It looked to me as if it had been built about the 1870s or so. But there was no nameboard outside, so somewhat intrigued I started enquiries. Dozens of emails and phonecalls later, it seems that the church is known simply as Pakiri Church...and by all accounts it's always been called that.
But I found no details about Pakiri Church on-line - not in museum lists, church records, libraries... yet there it sits, staring out across an uninspiring farm landscape, seemingly neglected. Well, this was like a red rag to a bull - I really wanted to know something about this old gal...!
Eventually I was given a link to the Daily Southern Cross newspaper (ancestor of NZ Herald) of 26 June 1862, reporting construction of a church in the area, due to open about September. That must be it: 1862 seemed to fit with my lay estimation of its age. Ahhh no, that one was further north towards Te Hana. Then soon after, I was told the land where the church sits was gifted to the Methodist Wesleyans in 1925, with a church built and opened in 1926! There was an earlier congregation in the district (also Methodist), but they had no building.
The Methodists eventually handed it over to a local non-denominational church committee, who hold an Easter service and a Christmas carol service annually, and the occasional wedding and funeral.

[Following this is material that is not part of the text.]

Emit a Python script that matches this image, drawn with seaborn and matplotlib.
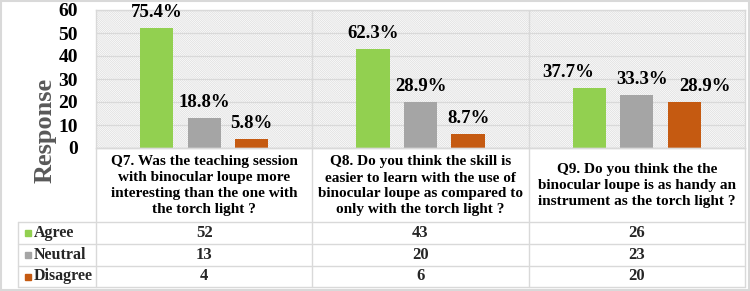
import pandas as pd
import matplotlib.pyplot as plt
import matplotlib.patches as mpatches
import seaborn as sns

# data
questions = [
    "Q7. Was the teaching session\nwith binocular loupe more\ninteresting than the one with\nthe torch light ?",
    "Q8. Do you think the skill is\neasier to learn with the use of\nbinocular loupe as compared to\nonly with the torch light ?",
    "Q9. Do you think the the\nbinocular loupe is as handy an\ninstrument as the torch light ?",
]
responses = ["Agree", "Neutral", "Disagree"]
agree = [52, 43, 26]
neutral = [13, 20, 23]
disagree = [4, 6, 20]
pct_agree = ["75.4%", "62.3%", "37.7%"]
pct_neutral = ["18.8%", "28.9%", "33.3%"]
pct_disagree = ["5.8%", "8.7%", "28.9%"]
y_ticks = [0, 10, 20, 30, 40, 50, 60]

colors = ["#92D050", "#A5A5A5", "#C55A11"]
GRID = "#D9D9D9"
FONT = "Liberation Serif"

rows = []
for series, vals in zip(responses, [agree, neutral, disagree]):
    for q, v in zip(questions, vals):
        rows.append({"question": q, "response": series, "count": v})
df = pd.DataFrame(rows)

sns.set_theme(style="white")
plt.rcParams["font.family"] = [FONT, "DejaVu Serif"]
plt.rcParams["font.weight"] = "bold"
plt.rcParams["hatch.color"] = "#DEDEDE"
plt.rcParams["hatch.linewidth"] = 0.55

W, H = 750, 291
fig = plt.figure(figsize=(W / 100, H / 100), dpi=100)
fig.patch.set_facecolor("white")

# plot area in pixel terms
left, right, top, bottom = 96, 745, 10, 148
ax = fig.add_axes([left / W, 1 - bottom / H, (right - left) / W, (bottom - top) / H])

ax.add_patch(mpatches.Rectangle((0, 0), 1, 1, transform=ax.transAxes,
                                facecolor="white", edgecolor="#DEDEDE", lw=0,
                                hatch="\\" * 16, zorder=0))

sns.barplot(data=df, x="question", y="count", hue="response",
            palette=colors, width=0.66, gap=0.3, saturation=1,
            legend=False, ax=ax, zorder=2, linewidth=0)

ax.set_ylim(0, 60)
ax.set_yticks(y_ticks)
ax.set_xlim(-0.5, 2.5)
ax.set_xticks([])
ax.set_xlabel("")
ax.set_ylabel("")
ax.grid(axis="y", color=GRID, lw=0.9)
ax.set_axisbelow(True)
for s in ax.spines.values():
    s.set_color(GRID)
    s.set_linewidth(1)
ax.axvline(0.5, color=GRID, lw=1)
ax.axvline(1.5, color=GRID, lw=1)
ax.tick_params(axis="y", length=0, pad=13, labelsize=14)
for t in ax.get_yticklabels():
    t.set_fontweight("bold")
    t.set_color("black")

# percentage labels, Q9 outer ones nudged sideways like the original
nudge = [[0, 0, -15], [0, 0, 4], [0, 0, 15]]
for i, (cont, labels) in enumerate(zip(ax.containers, [pct_agree, pct_neutral, pct_disagree])):
    for j, (bar, lab) in enumerate(zip(cont, labels)):
        ax.annotate(lab, (bar.get_x() + bar.get_width() / 2, bar.get_height()),
                    xytext=(nudge[i][j], 5), textcoords="offset points",
                    ha="center", va="bottom", fontsize=13.5, fontweight="bold",
                    color="black", annotation_clip=False)

ax.text(-0.079, 0.13, "Response", transform=ax.transAxes, rotation=90,
        ha="center", va="center", fontsize=19, fontweight="bold", color="#595959")

# overlay in pixel coordinates for the data table below
ov = fig.add_axes([0, 0, 1, 1], zorder=5)
ov.set_xlim(0, W)
ov.set_ylim(H, 0)
ov.axis("off")
ov.patch.set_alpha(0)

tab_left = 18
row_lines = [222, 244, 266, 287]
col_edges = [left] + [ax.transData.transform((k + 0.5, 0))[0] for k in range(len(questions))]
col_edges[-1] = right

ov.plot([left, right], [bottom, bottom], color=GRID, lw=1)
for y in row_lines:
    ov.plot([tab_left, right], [y, y], color=GRID, lw=1)
ov.plot([tab_left, tab_left], [row_lines[0], row_lines[-1]], color=GRID, lw=1)
for x in col_edges:
    ov.plot([x, x], [bottom, row_lines[-1]], color=GRID, lw=1)

for k, q in enumerate(questions):
    cx = (col_edges[k] + col_edges[k + 1]) / 2
    ov.text(cx, (bottom + row_lines[0]) / 2 + 1, q, ha="center", va="center",
            fontsize=11, fontweight="bold", linespacing=1.3, color="black")

for r, (name, vals, c) in enumerate(zip(responses, [agree, neutral, disagree], colors)):
    cy = (row_lines[r] + row_lines[r + 1]) / 2
    ov.add_patch(mpatches.Rectangle((25, cy - 3), 6, 6, color=c))
    ov.text(34, cy, name, ha="left", va="center", fontsize=11.5, fontweight="bold")
    for k, v in enumerate(vals):
        cx = (col_edges[k] + col_edges[k + 1]) / 2
        ov.text(cx, cy, str(v), ha="center", va="center", fontsize=12, fontweight="bold")

ov.add_patch(mpatches.Rectangle((1, 1), W - 2, H - 2, fill=False, edgecolor=GRID, lw=1.5))

fig.savefig("out.png", dpi=100)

The church was locally built of rimu from nearby hills. A resident told me his ancestors had milled the wood, and speculated that the timber was probably not treated. That, combined with the salty coastal air, may have contributed to its current state of deterioration. Inside however it's in better shape, with some solid kauri panelling.
|Pakiri Church interior by feijoacrumble/flickr|
It's a labour of love, and not cheap. But if they can return the little Pakiri Church to the state of some of our other beautifully restored country churches, it will have all been worth it - whatever its age really is!